▶ [Given task]:
Collect from the data below each line with "this".

▶ [Records provided]:

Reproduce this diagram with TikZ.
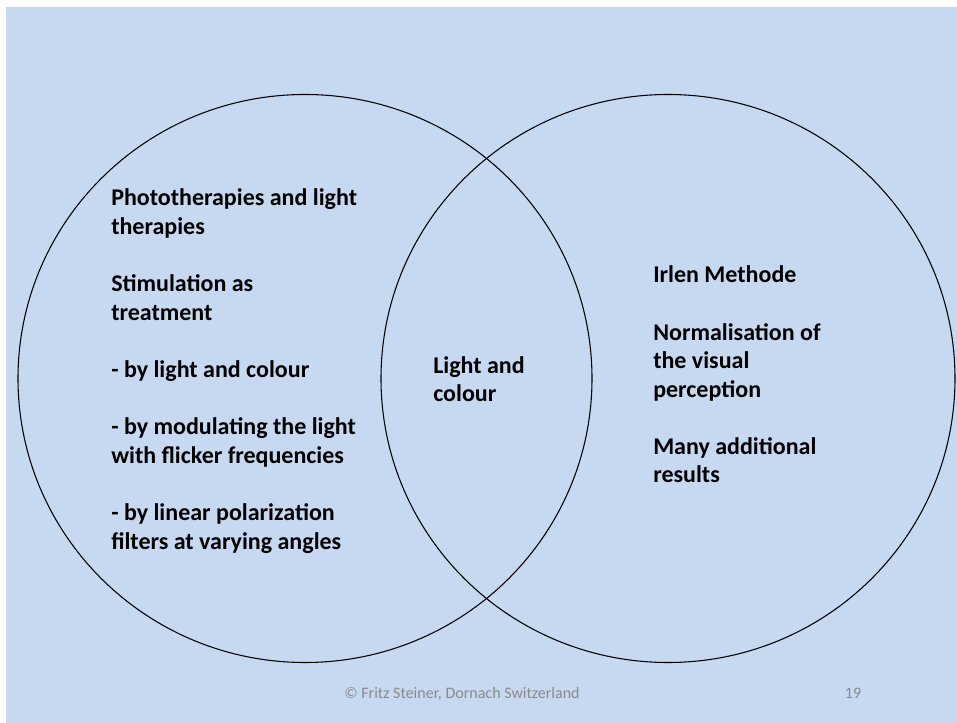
\documentclass[tikz,border=0pt]{standalone}
\usepackage{fontspec}
\setmainfont{Carlito}
\usepackage{xcolor}
\usetikzlibrary{positioning}
\definecolor{slideblue}{HTML}{C6D9F0}
\definecolor{footgrey}{HTML}{8A8A8A}

\begin{document}
\begin{tikzpicture}[x=0.75pt,y=-0.75pt]
            \tikzstyle{set} = [draw=black, line width=0.8pt]
            \tikzstyle{txt} = [anchor=base west, align=left, inner sep=0pt, font=\fontsize{18}{21.45}\selectfont\bfseries]
            \tikzstyle{foot} = [anchor=base, inner sep=0pt, text=footgrey, font=\fontsize{12}{14}\selectfont]

            % slide background
            \useasboundingbox (0,0) rectangle (957,723);
            \fill [white] (0,0) rectangle (957,723);
            \fill [slideblue] (6,7) rectangle (957,723);

            % the two sets
            \draw [set] (305,378.5) ellipse [x radius=287, y radius=284];
            \draw [set] (668,378.5) ellipse [x radius=287, y radius=284];

            % base anchor sits on the last line
            \node [txt] (therapies) at (111,549) {Phototherapies and light\\therapies\\ \\Stimulation as\\treatment\\ \\- by light and colour\\ \\- by modulating the light\\with flicker frequencies\\ \\- by linear polarization\\filters at varying angles};
            \node [txt] (common) at (433,402) {Light and\\colour};
            \node [txt] (irlen) at (653,483) {Irlen Methode\\ \\Normalisation of\\the visual\\perception\\ \\Many additional\\results};

            \node [foot] (credit) at (462,698) {© Fritz Steiner, Dornach Switzerland};
            \node [foot] (page) at (853,698) {19};
        \end{tikzpicture}
\end{document}
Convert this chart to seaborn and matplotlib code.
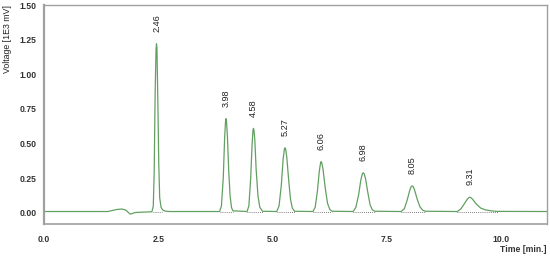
import matplotlib
matplotlib.use("Agg")
import matplotlib.pyplot as plt
import seaborn as sns
import pandas as pd

# Chromatogram trace (time in min, voltage in 1E3 mV)
time = [0.00, 1.40, 1.50, 1.60, 1.70, 1.78, 1.84, 1.88, 1.92, 1.98, 2.05, 2.20, 2.36,
        2.39, 2.41, 2.43, 2.45, 2.46, 2.47, 2.49, 2.51, 2.53, 2.56, 2.60, 2.66, 2.75,
        3.84, 3.88, 3.92, 3.95, 3.97, 3.98, 3.99, 4.01, 4.04, 4.07, 4.10, 4.13,
        4.44, 4.48, 4.52, 4.55, 4.57, 4.58, 4.59, 4.61, 4.64, 4.68, 4.72, 4.78,
        5.09, 5.14, 5.19, 5.23, 5.255, 5.27, 5.285, 5.31, 5.35, 5.39, 5.43, 5.48,
        5.88, 5.93, 5.98, 6.02, 6.045, 6.06, 6.075, 6.10, 6.15, 6.20, 6.25, 6.30,
        6.76, 6.82, 6.88, 6.93, 6.96, 6.98, 7.00, 7.03, 7.08, 7.13, 7.18, 7.24,
        7.81, 7.88, 7.94, 8.00, 8.03, 8.05, 8.07, 8.10, 8.16, 8.22, 8.28, 8.34,
        9.04, 9.12, 9.20, 9.26, 9.29, 9.31, 9.33, 9.37, 9.45, 9.55, 9.65, 9.80, 9.92, 11.00]
voltage = [0.010, 0.010, 0.018, 0.025, 0.028, 0.022, 0.005, -0.008, -0.006, 0.002, 0.004, 0.006, 0.008,
           0.050, 0.300, 0.850, 1.180, 1.220, 1.190, 0.800, 0.350, 0.110, 0.040, 0.020, 0.012, 0.010,
           0.010, 0.050, 0.250, 0.540, 0.660, 0.680, 0.665, 0.560, 0.300, 0.120, 0.040, 0.015,
           0.010, 0.050, 0.250, 0.490, 0.595, 0.610, 0.600, 0.530, 0.310, 0.120, 0.040, 0.012,
           0.010, 0.050, 0.200, 0.390, 0.455, 0.470, 0.460, 0.400, 0.240, 0.100, 0.035, 0.012,
           0.010, 0.040, 0.160, 0.300, 0.355, 0.370, 0.360, 0.320, 0.180, 0.070, 0.025, 0.012,
           0.010, 0.040, 0.130, 0.240, 0.280, 0.290, 0.283, 0.250, 0.150, 0.060, 0.022, 0.012,
           0.010, 0.030, 0.090, 0.165, 0.190, 0.195, 0.191, 0.170, 0.100, 0.045, 0.020, 0.012,
           0.010, 0.030, 0.070, 0.100, 0.110, 0.113, 0.111, 0.100, 0.065, 0.035, 0.022, 0.014, 0.011, 0.010]

# Peaks: retention time labels, apex heights, integration start/end
peak_labels = ["2.46", "3.98", "4.58", "5.27", "6.06", "6.98", "8.05", "9.31"]
peak_time = [2.46, 3.98, 4.58, 5.27, 6.06, 6.98, 8.05, 9.31]
peak_height = [1.22, 0.68, 0.61, 0.47, 0.37, 0.29, 0.195, 0.113]
peak_start = [2.38, 3.84, 4.44, 5.09, 5.88, 6.76, 7.81, 9.04]
peak_end = [2.58, 4.13, 4.78, 5.48, 6.30, 7.24, 8.34, 9.92]
baseline = 0.010

y_ticks = [0.0, 0.25, 0.5, 0.75, 1.0, 1.25, 1.5]
y_ticklabels = ["0.00", "0.25", "0.50", "0.75", "1.00", "1.25", "1.50"]
x_ticks = [0.0, 2.5, 5.0, 7.5, 10.0]
x_ticklabels = ["0.0", "2.5", "5.0", "7.5", "10.0"]

sns.set_style("white")
plt.rcParams['font.family'] = ['Liberation Sans', 'DejaVu Sans']

df = pd.DataFrame({"Time": time, "Voltage": voltage})

fig = plt.figure(figsize=(5.5, 2.58), dpi=100)
ax = fig.add_axes([44 / 550, 1 - 224 / 258, 503 / 550, 219 / 258])

# integration baselines (dotted)
for s, e in zip(peak_start, peak_end):
    ax.plot([s, e], [baseline, baseline], color="#555555", lw=0.6, ls=(0, (1, 1.5)))

sns.lineplot(data=df, x="Time", y="Voltage", ax=ax, color="#62a062", lw=0.9,
             estimator=None, sort=False)

for lab, t, h in zip(peak_labels, peak_time, peak_height):
    ax.annotate(lab, xy=(t, h), xytext=(0, 8.5), textcoords="offset points",
                rotation=90, ha="center", va="bottom", fontsize=6.6, color="#222222")

ax.set_xlim(0, 11)
ax.set_ylim(-0.08, 1.5)
ax.set_xticks(x_ticks)
ax.set_xticklabels(x_ticklabels, fontsize=6.2, fontweight="bold", color="#333333")
ax.set_yticks(y_ticks)
ax.set_yticklabels(y_ticklabels, fontsize=6.2, fontweight="bold", color="#333333")
ax.tick_params(axis="both", direction="out", length=3, width=0.8, color="#999999")
ax.tick_params(axis="y", pad=2.5)
ax.tick_params(axis="x", pad=5)
ax.set_xlabel("")
ax.set_ylabel("")

for side, sp in ax.spines.items():
    sp.set_visible(True)
    sp.set_color("#a0a0a0")
    sp.set_linewidth(1.0)
ax.spines["left"].set_linewidth(1.6)
ax.spines["bottom"].set_linewidth(1.2)

fig.text(8 / 550, 1 - 5 / 258, "Voltage [1E3 mV]", rotation=90, ha="center", va="top",
         fontsize=6.3, color="#222222")
fig.text(547 / 550, 1 - 250 / 258, "Time [min.]", ha="right", va="center",
         fontsize=6.2, fontweight="bold", color="#333333")

fig.savefig("out.png", dpi=100)
plt.close(fig)
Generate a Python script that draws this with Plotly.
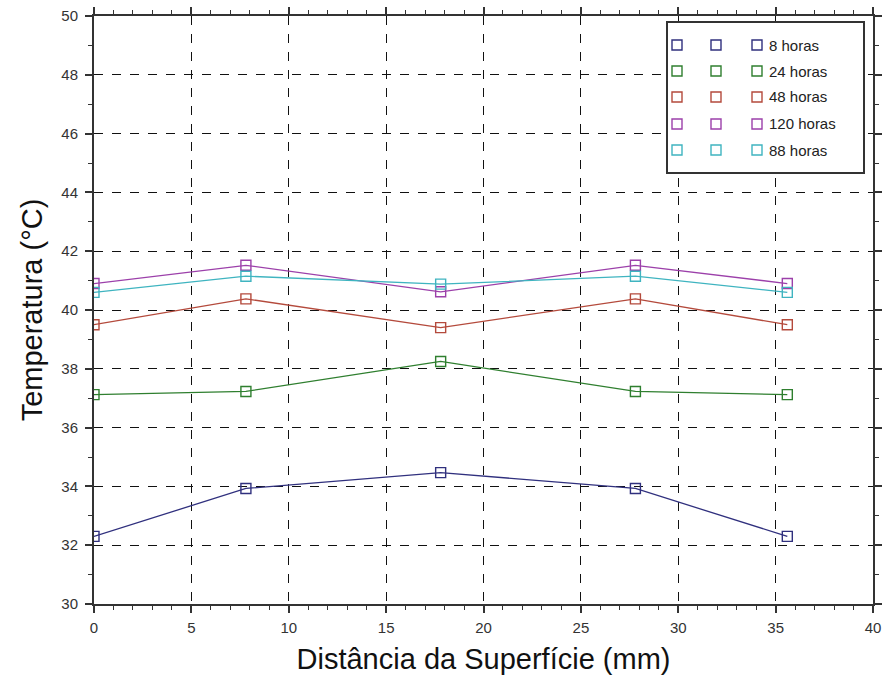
import plotly.graph_objects as go

x_mm = [0.0, 7.8, 17.8, 27.8, 35.6]
series_names = ["8 horas", "24 horas", "48 horas", "120 horas", "88 horas"]
t_8h = [32.3, 33.93, 34.47, 33.93, 32.3]
t_24h = [37.12, 37.23, 38.25, 37.23, 37.12]
t_48h = [39.5, 40.38, 39.4, 40.38, 39.5]
t_120h = [40.9, 41.52, 40.62, 41.52, 40.9]
t_88h = [40.6, 41.15, 40.88, 41.15, 40.6]
series_values = [t_8h, t_24h, t_48h, t_120h, t_88h]
colors = ["#30307e", "#2f7f2f", "#b44a3c", "#9c40aa", "#3fb4c0"]

x_ticks = [0, 5, 10, 15, 20, 25, 30, 35, 40]
y_ticks = [30, 32, 34, 36, 38, 40, 42, 44, 46, 48, 50]

fig = go.Figure()
for name, vals, c in zip(series_names, series_values, colors):
    fig.add_trace(go.Scatter(
        x=x_mm, y=vals, mode="lines+markers", name=name,
        line=dict(color=c, width=1.3),
        marker=dict(symbol="square-open", size=10, color=c, line=dict(width=1.4, color=c)),
        showlegend=False,
    ))

axis_common = dict(
    showline=True, linecolor="#333333", linewidth=2, mirror="ticks",
    ticks="outside", ticklen=7, tickwidth=1.5, tickcolor="#333333",
    showgrid=True, gridcolor="#111111", gridwidth=1.4, griddash="dash",
    zeroline=False, automargin=False,
    tickfont=dict(family="Liberation Sans, Arial", size=15, color="#333333"),
    minor=dict(ticks="outside", ticklen=4, tickcolor="#333333", tickwidth=1.2, showgrid=False),
)

fig.update_xaxes(range=[0, 40], tickvals=x_ticks, minor_dtick=1, ticklabelstandoff=2,
                 title=dict(text="Distância da Superfície (mm)", standoff=14,
                            font=dict(family="Liberation Sans, Arial", size=29, color="#111111")),
                 **axis_common)
fig.update_yaxes(range=[30, 50], tickvals=y_ticks, minor_dtick=1, ticklabelstandoff=4,
                 title=dict(text="Temperatura (°C)", standoff=10,
                            font=dict(family="Liberation Sans, Arial", size=29, color="#111111")),
                 **axis_common)

# custom legend box (Scilab-style: three squares per row)
shapes = []
annotations = []
box_x0, box_x1, box_y0, box_y1 = 667, 864, 22, 173
W, H = 884, 693
ml, mr, mt, mb = 94, 11, 16, 89
pw, ph = W - ml - mr, H - mt - mb

def px2paper(px, py):
    return (px - ml) / pw, 1 - (py - mt) / ph

bx0, by1 = px2paper(box_x0, box_y0)
bx1, by0 = px2paper(box_x1, box_y1)
shapes.append(dict(type="rect", xref="paper", yref="paper", x0=bx0, x1=bx1, y0=by0, y1=by1,
                   line=dict(color="#333333", width=2), fillcolor="white", layer="above"))
row_y = [45, 71, 97, 124, 150]
sq_x = [677, 716, 757]
half = 5
for i, (name, c) in enumerate(zip(series_names, colors)):
    for sx in sq_x:
        x0, y1 = px2paper(sx - half, row_y[i] - half)
        x1, y0 = px2paper(sx + half, row_y[i] + half)
        shapes.append(dict(type="rect", xref="paper", yref="paper", x0=x0, x1=x1, y0=y0, y1=y1,
                           line=dict(color=c, width=1.4), layer="above"))
    tx, ty = px2paper(767, row_y[i])
    annotations.append(dict(xref="paper", yref="paper", x=tx, y=ty, text=name, showarrow=False,
                            xanchor="left", yanchor="middle",
                            font=dict(family="Liberation Sans, Arial", size=15, color="#222222")))

fig.update_layout(
    width=W, height=H,
    margin=dict(l=ml, r=mr, t=mt, b=mb, autoexpand=False),
    paper_bgcolor="white", plot_bgcolor="white",
    shapes=shapes, annotations=annotations,
    showlegend=False,
)

fig.write_html("out.html")
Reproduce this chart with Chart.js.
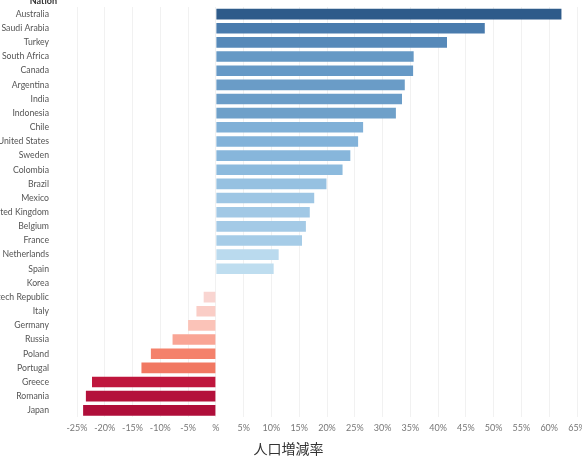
<!DOCTYPE html>
<html>
<head>
<meta charset="utf-8">
<script src="https://cdn.jsdelivr.net/npm/chart.js@4.4.0/dist/chart.umd.min.js"></script>
<style>
  body { margin: 0; background: #fff; }
  #wrap { width: 582px; height: 460px; position: relative; }
</style>
</head>
<body>
<div id="wrap"><canvas id="chart"></canvas></div>
<script>
// nations, top to bottom
const nations = ['Australia', 'Saudi Arabia', 'Turkey', 'South Africa', 'Canada', 'Argentina', 'India',
  'Indonesia', 'Chile', 'United States', 'Sweden', 'Colombia', 'Brazil', 'Mexico', 'United Kingdom',
  'Belgium', 'France', 'Netherlands', 'Spain', 'Korea', 'Czech Republic', 'Italy', 'Germany', 'Russia',
  'Poland', 'Portugal', 'Greece', 'Romania', 'Japan'];
// population change, %
const growth = [62.2, 48.4, 41.6, 35.6, 35.5, 34.0, 33.5, 32.4, 26.5, 25.6, 24.2, 22.8, 19.9, 17.7, 16.9,
  16.2, 15.5, 11.3, 10.4, 0, -2.2, -3.5, -5.0, -7.8, -11.7, -13.4, -22.3, -23.4, -23.9];
const axisTitle = '人口増減率';
const headerLabel = 'Nation';

// diverging colour ramp (value -> colour)
const blueStops = [[0, '#cfe6f4'], [10, '#c0def0'], [15, '#a8cde8'], [25, '#84b4da'], [33, '#6c9ec8'],
  [36, '#6598c5'], [42, '#5588b8'], [48, '#4a7cae'], [62, '#2e5b8a']];
const redStops = [[0, '#fbdcd9'], [-2, '#f9d6d3'], [-5, '#fbc3b8'], [-8, '#f9a392'], [-12, '#f47e68'],
  [-14, '#f07560'], [-20, '#c8203f'], [-22, '#c2173d'], [-24, '#ae0e3a']];

function hex(c) { return [1, 3, 5].map(i => parseInt(c.substr(i, 2), 16)); }
function ramp(stops, v) {
  const a = Math.abs(v);
  for (let i = 1; i < stops.length; i++) {
    const a0 = Math.abs(stops[i - 1][0]), a1 = Math.abs(stops[i][0]);
    if (a <= a1 || i === stops.length - 1) {
      const t = Math.max(0, Math.min(1, (a - a0) / (a1 - a0)));
      const c0 = hex(stops[i - 1][1]), c1 = hex(stops[i][1]);
      return 'rgb(' + c0.map((c, k) => Math.round(c + (c1[k] - c) * t)).join(',') + ')';
    }
  }
}
const barColors = growth.map(v => v >= 0 ? ramp(blueStops, v) : ramp(redStops, v));

const headerPlugin = {
  id: 'header',
  afterDraw(chart) {
    const ctx = chart.ctx;
    ctx.save();
    ctx.font = 'bold 9px Lato, sans-serif';
    ctx.fillStyle = '#333';
    ctx.textAlign = 'right';
    ctx.textBaseline = 'middle';
    ctx.fillText(headerLabel, 57, 1);
    ctx.restore();
  }
};

new Chart(document.getElementById('chart'), {
  type: 'bar',
  data: {
    labels: nations,
    datasets: [{
      data: growth,
      backgroundColor: barColors,
      barPercentage: 0.75,
      categoryPercentage: 1
    }]
  },
  options: {
    indexAxis: 'y',
    responsive: true,
    maintainAspectRatio: false,
    animation: false,
    layout: { padding: { top: 7, bottom: 2, right: 5 } },
    plugins: {
      legend: { display: false },
      tooltip: { enabled: false },
      title: {
        display: true,
        position: 'bottom',
        text: axisTitle,
        color: '#333',
        font: { family: '"Noto Sans CJK JP", sans-serif', size: 14, weight: 'normal' },
        padding: { top: 2, bottom: 1 }
      }
    },
    scales: {
      x: {
        min: -27.7,
        max: 65,
        ticks: {
          stepSize: 5,
          includeBounds: false,
          maxRotation: 0,
          autoSkip: false,
          color: '#777',
          font: { family: 'Lato, sans-serif', size: 9 },
          padding: 5,
          callback: v => v === 0 ? '%' : v + '%'
        },
        grid: { color: '#f1f1f1', drawTicks: false },
        border: { display: false },
        afterFit: s => { s.paddingRight = 0; s.paddingLeft = 0; }
      },
      y: {
        ticks: {
          color: '#555',
          font: { family: 'Lato, sans-serif', size: 8.7 },
          padding: 5,
          autoSkip: false
        },
        grid: { display: false },
        border: { display: false },
        afterFit: s => { s.width = 62; s.paddingTop = 0; s.paddingBottom = 0; }
      }
    }
  },
  plugins: [headerPlugin]
});
</script>
</body>
</html>
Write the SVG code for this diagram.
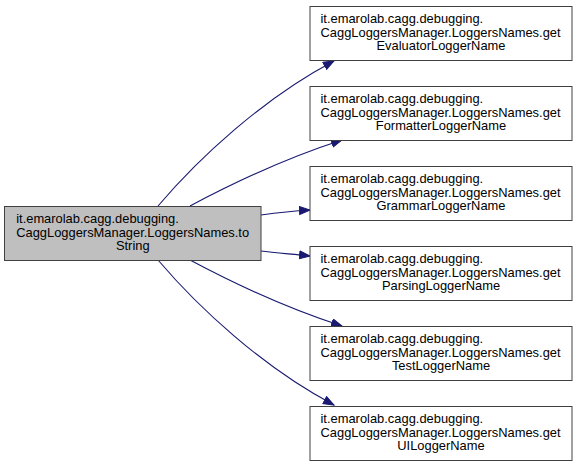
<svg xmlns="http://www.w3.org/2000/svg" width="579" height="465" viewBox="0 0 579 465">
<style>
.node rect{stroke:#404040;stroke-width:1}
.node text{font-family:"Liberation Sans",Arial,Helvetica,sans-serif;font-size:12.9px;fill:#000}
.edge{fill:none;stroke:#191970;stroke-width:1.1}
</style>
<defs>
<marker id="arr" markerUnits="userSpaceOnUse" markerWidth="13" markerHeight="10" refX="11" refY="4.5" orient="auto">
<path d="M0.5,0.5 L11,4.5 L0.5,8.5 z" fill="#191970" stroke="#191970" stroke-width="1"/>
</marker>
</defs>
<rect width="579" height="465" fill="#fff"/>
<g id="edges">
<path class="edge" marker-end="url(#arr)" d="M158,206 C198,159 262,99 334,61"/>
<path class="edge" marker-end="url(#arr)" d="M190,206 C220,190 280,160 342,140"/>
<path class="edge" marker-end="url(#arr)" d="M261,215 C275,213 292,211 310,210"/>
<path class="edge" marker-end="url(#arr)" d="M261,251 C275,253 292,254 310,256"/>
<path class="edge" marker-end="url(#arr)" d="M190,260 C220,276 280,306 342,326"/>
<path class="edge" marker-end="url(#arr)" d="M158,260 C198,307 262,367 334,405"/>
</g>
<g id="node_toString" class="node">
<rect x="4.5" y="206.5" width="256.5" height="54" fill="#bfbfbf"/>
<text x="16.2" y="223">it.emarolab.cagg.debugging.</text>
<text x="16.2" y="236.5">CaggLoggersManager.LoggersNames.to</text>
<text x="132.75" y="250" text-anchor="middle">String</text>
</g>
<g id="node_getEvaluatorLoggerName" class="node">
<rect x="310" y="6.5" width="262" height="54" fill="#fff"/>
<text x="320.5" y="23">it.emarolab.cagg.debugging.</text>
<text x="320.5" y="36.5">CaggLoggersManager.LoggersNames.get</text>
<text x="441" y="50" text-anchor="middle">EvaluatorLoggerName</text>
</g>
<g id="node_getFormatterLoggerName" class="node">
<rect x="310" y="86.5" width="262" height="54" fill="#fff"/>
<text x="320.5" y="103">it.emarolab.cagg.debugging.</text>
<text x="320.5" y="116.5">CaggLoggersManager.LoggersNames.get</text>
<text x="441" y="130" text-anchor="middle">FormatterLoggerName</text>
</g>
<g id="node_getGrammarLoggerName" class="node">
<rect x="310" y="166.5" width="262" height="54" fill="#fff"/>
<text x="320.5" y="183">it.emarolab.cagg.debugging.</text>
<text x="320.5" y="196.5">CaggLoggersManager.LoggersNames.get</text>
<text x="441" y="210" text-anchor="middle">GrammarLoggerName</text>
</g>
<g id="node_getParsingLoggerName" class="node">
<rect x="310" y="246.5" width="262" height="54" fill="#fff"/>
<text x="320.5" y="263">it.emarolab.cagg.debugging.</text>
<text x="320.5" y="276.5">CaggLoggersManager.LoggersNames.get</text>
<text x="441" y="290" text-anchor="middle">ParsingLoggerName</text>
</g>
<g id="node_getTestLoggerName" class="node">
<rect x="310" y="326.5" width="262" height="54" fill="#fff"/>
<text x="320.5" y="343">it.emarolab.cagg.debugging.</text>
<text x="320.5" y="356.5">CaggLoggersManager.LoggersNames.get</text>
<text x="441" y="370" text-anchor="middle">TestLoggerName</text>
</g>
<g id="node_getUILoggerName" class="node">
<rect x="310" y="406.5" width="262" height="54" fill="#fff"/>
<text x="320.5" y="423">it.emarolab.cagg.debugging.</text>
<text x="320.5" y="436.5">CaggLoggersManager.LoggersNames.get</text>
<text x="441" y="450" text-anchor="middle">UILoggerName</text>
</g>
</svg>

▶ [Finished exercise]:
Reproduce this diagram with TikZ.
Convert this chart to seaborn and matplotlib code.
Generate a Python script that draws this with Plotly.
Reproduce this chart with Chart.js.
Write the SVG code for this diagram.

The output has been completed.